As polished and colourful as Phase is, playing Beats on PSP afterwards feels like being sat next to a giant subwoofer in the trendiest, spaciest club in town. This is very much rhythm action seen through a Tetsuya Mizuguchi kaleidoscope.

The gameplay is typically simplistic and has few hidden depths: face button icons representing musical beats float towards three central nodes, and the player must select the correct node with the d-pad and press the correct button as the beats pass by in time to the music. What's refreshing is that Beats doesn't waste any time in dropping beat patterns thick and fast even on Normal difficulty, and even throwing curve balls in the shape of beats that look like they could be going to any one of the nodes. There's nothing wrong with making the player catch up with the game if the premise is this simple, and the very first track had me in the groove and bopping to the beat in my chair.

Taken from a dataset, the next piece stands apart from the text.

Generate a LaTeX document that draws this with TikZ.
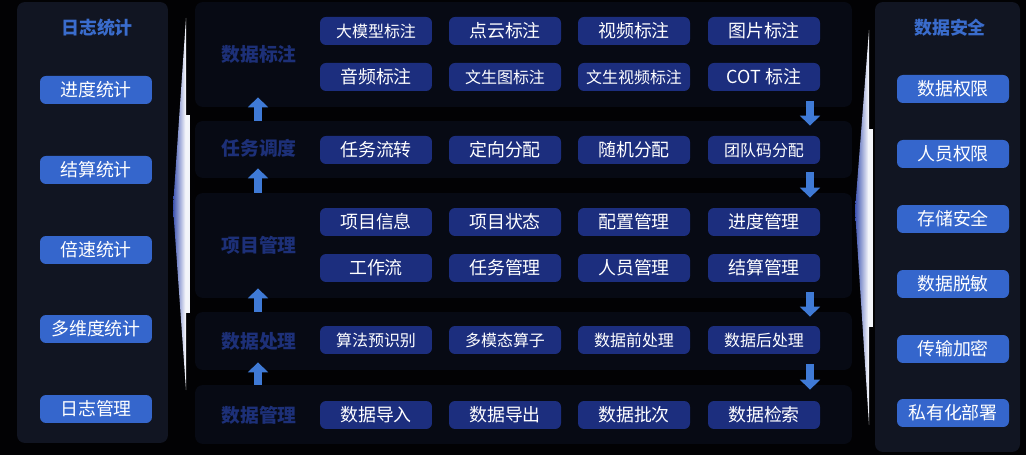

This was a good sign.

Beats Review Screenshot 1

Tight responsiveness; nice presentation (with plenty of themes and Lumines-style level visualizers); swift tutorials; decent pre-packed tunes. All that mattered now was how well it interpreted my own tracks.

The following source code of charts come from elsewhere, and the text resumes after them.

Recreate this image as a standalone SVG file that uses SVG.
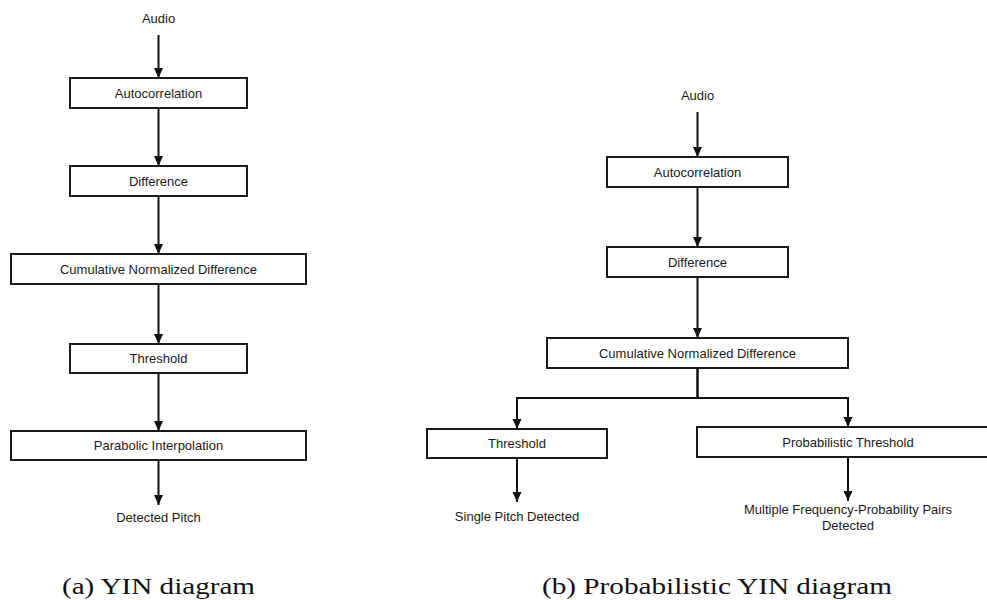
<svg xmlns="http://www.w3.org/2000/svg" width="987" height="600" viewBox="0 0 987 600">
  <style>
    .box { fill: #ffffff; stroke: #1a1a1a; stroke-width: 2; }
    .lbl { font-family: "Liberation Sans", Arial, sans-serif; font-size: 13px; fill: #1a1a1a; text-anchor: middle; }
    .edge { fill: none; stroke: #111111; stroke-width: 2; }
    .arr { marker-end: url(#ah); }
    .cap { font-family: "Liberation Serif", "Times New Roman", serif; font-size: 24px; fill: #111111; }
  </style>
  <defs>
    <marker id="ah" markerUnits="userSpaceOnUse" markerWidth="10" markerHeight="10" refX="10" refY="4.5" orient="auto">
      <path d="M0,0 L10,4.5 L0,9 z" fill="#111111"/>
    </marker>
  </defs>
  <rect width="987" height="600" fill="#ffffff"/>

  <!-- (a) YIN diagram -->
  <g id="a-audio"><text class="lbl" x="158.5" y="22.5">Audio</text></g>
  <g id="a-autocorrelation">
    <rect class="box" x="70" y="78" width="177" height="30"/>
    <text class="lbl" x="158.5" y="97.5">Autocorrelation</text>
  </g>
  <g id="a-difference">
    <rect class="box" x="70" y="166" width="177" height="30"/>
    <text class="lbl" x="158.5" y="185.5">Difference</text>
  </g>
  <g id="a-cnd">
    <rect class="box" x="11" y="254" width="295" height="30"/>
    <text class="lbl" x="158.5" y="273.5">Cumulative Normalized Difference</text>
  </g>
  <g id="a-threshold">
    <rect class="box" x="70" y="344" width="177" height="29"/>
    <text class="lbl" x="158.5" y="363">Threshold</text>
  </g>
  <g id="a-parabolic">
    <rect class="box" x="11" y="431" width="295" height="29"/>
    <text class="lbl" x="158.5" y="450">Parabolic Interpolation</text>
  </g>
  <g id="a-detected"><text class="lbl" x="158.5" y="521.5">Detected Pitch</text></g>

  <!-- (b) Probabilistic YIN diagram -->
  <g id="b-audio"><text class="lbl" x="697.5" y="99.5">Audio</text></g>
  <g id="b-autocorrelation">
    <rect class="box" x="607" y="157" width="181" height="30"/>
    <text class="lbl" x="697.5" y="176.5">Autocorrelation</text>
  </g>
  <g id="b-difference">
    <rect class="box" x="607" y="247" width="181" height="30"/>
    <text class="lbl" x="697.5" y="266.5">Difference</text>
  </g>
  <g id="b-cnd">
    <rect class="box" x="547" y="338" width="301" height="30"/>
    <text class="lbl" x="697.5" y="357.5">Cumulative Normalized Difference</text>
  </g>
  <g id="b-threshold">
    <rect class="box" x="427" y="429" width="180" height="29"/>
    <text class="lbl" x="517" y="448">Threshold</text>
  </g>
  <g id="b-probthreshold">
    <rect class="box" x="697" y="427" width="302" height="30"/>
    <text class="lbl" x="848" y="446.5">Probabilistic Threshold</text>
  </g>
  <g id="b-single"><text class="lbl" x="517" y="520.5">Single Pitch Detected</text></g>
  <g id="b-multiple">
    <text class="lbl" x="848" y="513.5">Multiple Frequency-Probability Pairs</text>
    <text class="lbl" x="848" y="529.5">Detected</text>
  </g>

  <!-- connectors -->
  <g id="connectors">
    <line class="edge arr" x1="158.5" y1="35" x2="158.5" y2="78"/>
    <line class="edge arr" x1="158.5" y1="108" x2="158.5" y2="166"/>
    <line class="edge arr" x1="158.5" y1="196" x2="158.5" y2="254"/>
    <line class="edge arr" x1="158.5" y1="284" x2="158.5" y2="344"/>
    <line class="edge arr" x1="158.5" y1="373" x2="158.5" y2="431"/>
    <line class="edge arr" x1="158.5" y1="460" x2="158.5" y2="505"/>

    <line class="edge arr" x1="697.5" y1="112" x2="697.5" y2="157"/>
    <line class="edge arr" x1="697.5" y1="187" x2="697.5" y2="247"/>
    <line class="edge arr" x1="697.5" y1="277" x2="697.5" y2="338"/>
    <polyline class="edge arr" points="697.5,368 697.5,398 517,398 517,429"/>
    <polyline class="edge arr" points="697.5,368 697.5,398 848,398 848,427"/>
    <line class="edge arr" x1="517" y1="458" x2="517" y2="502"/>
    <line class="edge arr" x1="848" y1="457" x2="848" y2="501"/>
  </g>

  <!-- captions -->
  <text class="cap" x="62" y="594" textLength="193" lengthAdjust="spacingAndGlyphs">(a) YIN diagram</text>
  <text class="cap" x="542" y="594" textLength="350" lengthAdjust="spacingAndGlyphs">(b) Probabilistic YIN diagram</text>
</svg>
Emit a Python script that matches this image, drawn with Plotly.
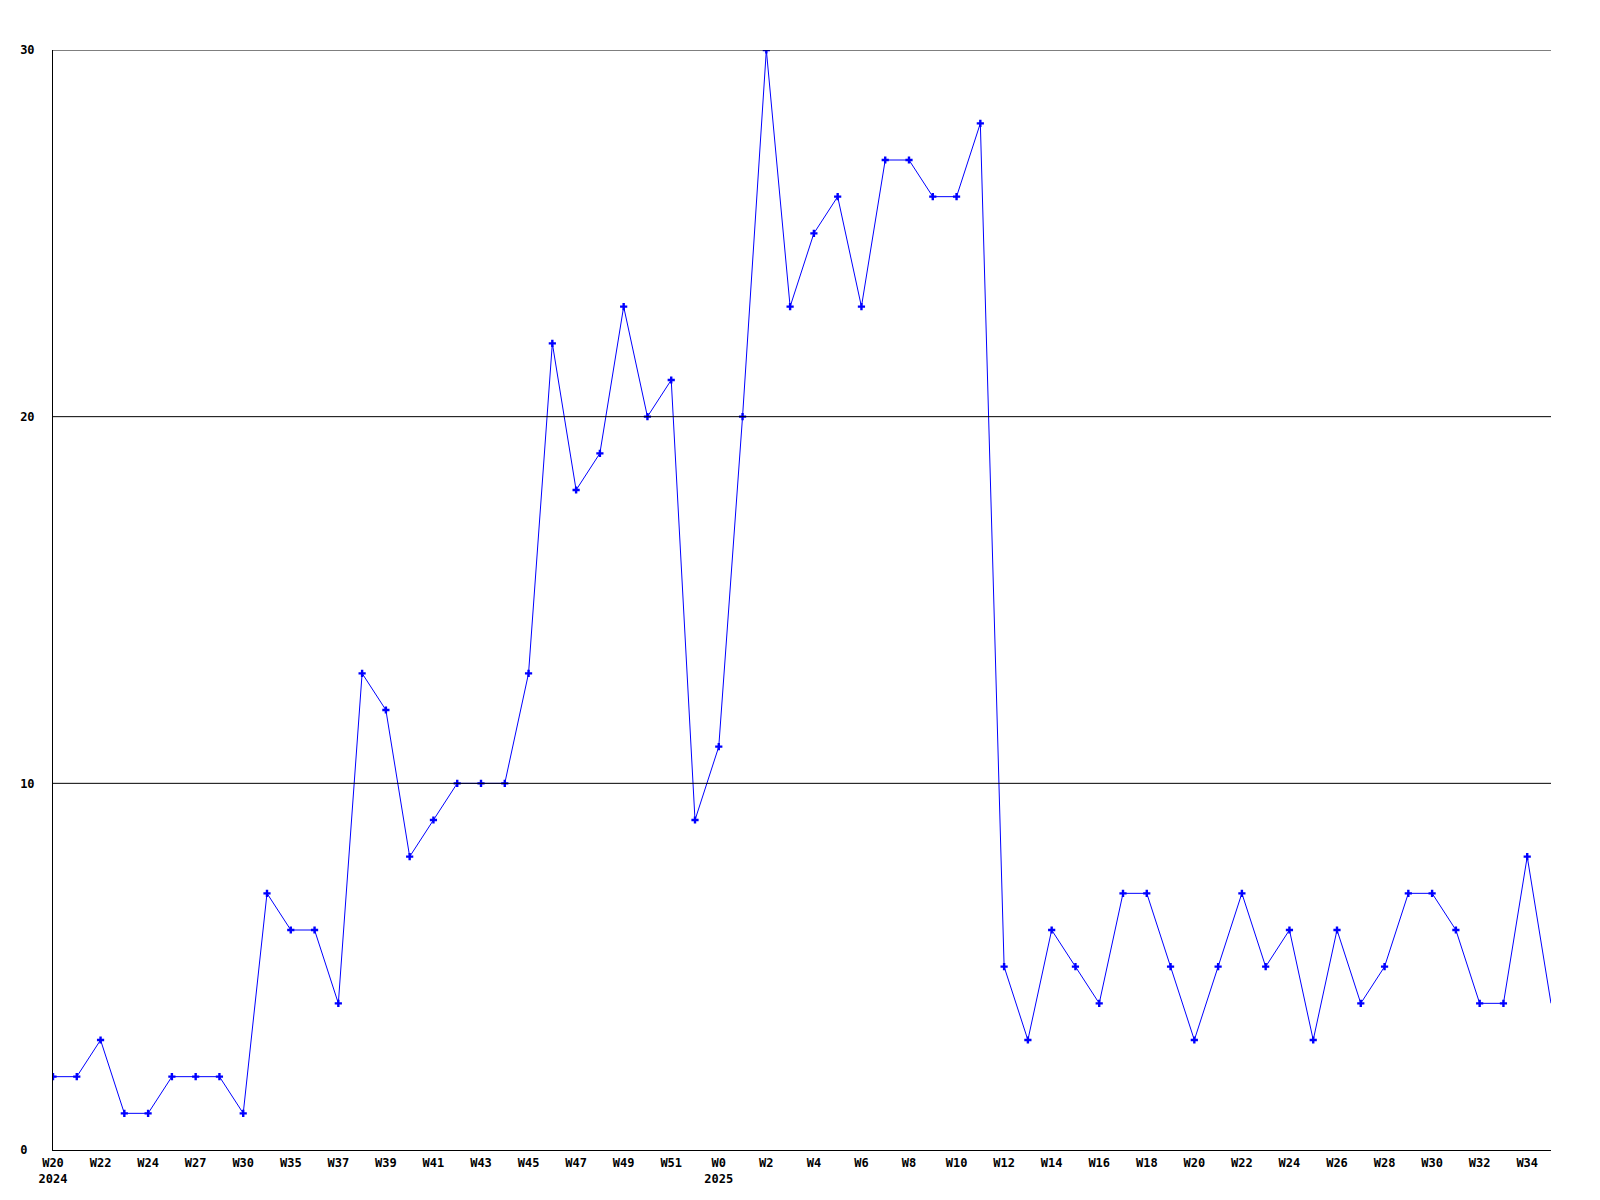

Pretty damn well, as it happens. Although it's up to the player to determine which element of the track the beats are emulating, you can generally be sure that some rhythmically prominent aspect of the song is being followed from one moment to the next. In some cases, the accuracy is so uncanny that you could almost believe a track had been specifically authored with a pattern of its own, rather than generated. And although it can never match the impact of actually building the track yourself (as in Frequency and Amplitude), a perfect run will certainly give you a sense that you're playing along to the music in a meaningful way. A shame, then, that the ‘Extreme' difficulty kind of breaks the illusion by throwing so many button commands at you that it's hard to match them to the beat of the song.

Beats Review Screenshot 2

It's also fun to pick a suitable visualizer for the track you're playing. There's something very right about playing along to ‘Cochise' with an intense Furnace backdrop, or ‘Signs' with the bling Urban Mirrors skin. It reminds you how much sensory overload can be a part of the rhythm action experience, especially when it's melding with back-to-basics mechanics.

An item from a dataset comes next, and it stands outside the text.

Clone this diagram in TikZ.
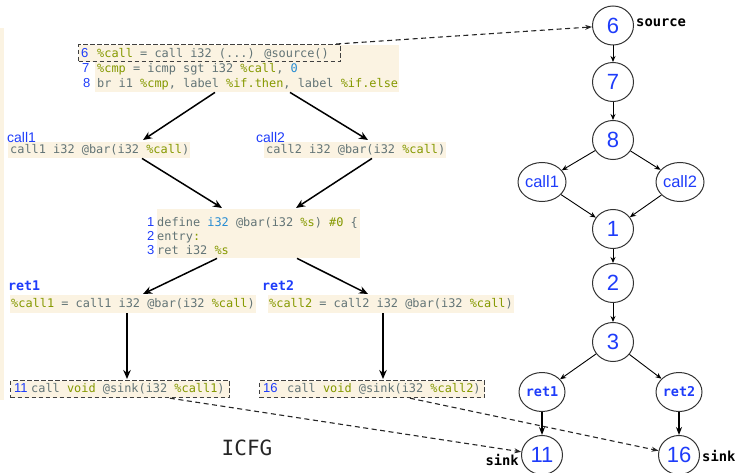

Easily the best of the three handheld titles, Beats actually feels like a half-playable game even when the music doesn't match the gameplay, such is the visual finesse and well-judged challenge. And when the game is in sync with your favourite tunes, you'll find it hard not to groove along and break into a smile. It also has the advantage of not sucking up your iPod battery, and so works well as a nice break away from passive listening that keeps your brain on its toes as well as your ears happy. [Rating: 7 out of 10]

[Disclaimer: Beats will take up 236 MB on your memory card. The Sony Store (UK) does not display this information prior to your purchase because it is crap, and also amused by the thought of me paying £20 for a bigger memory card so that I can play a £5 game.]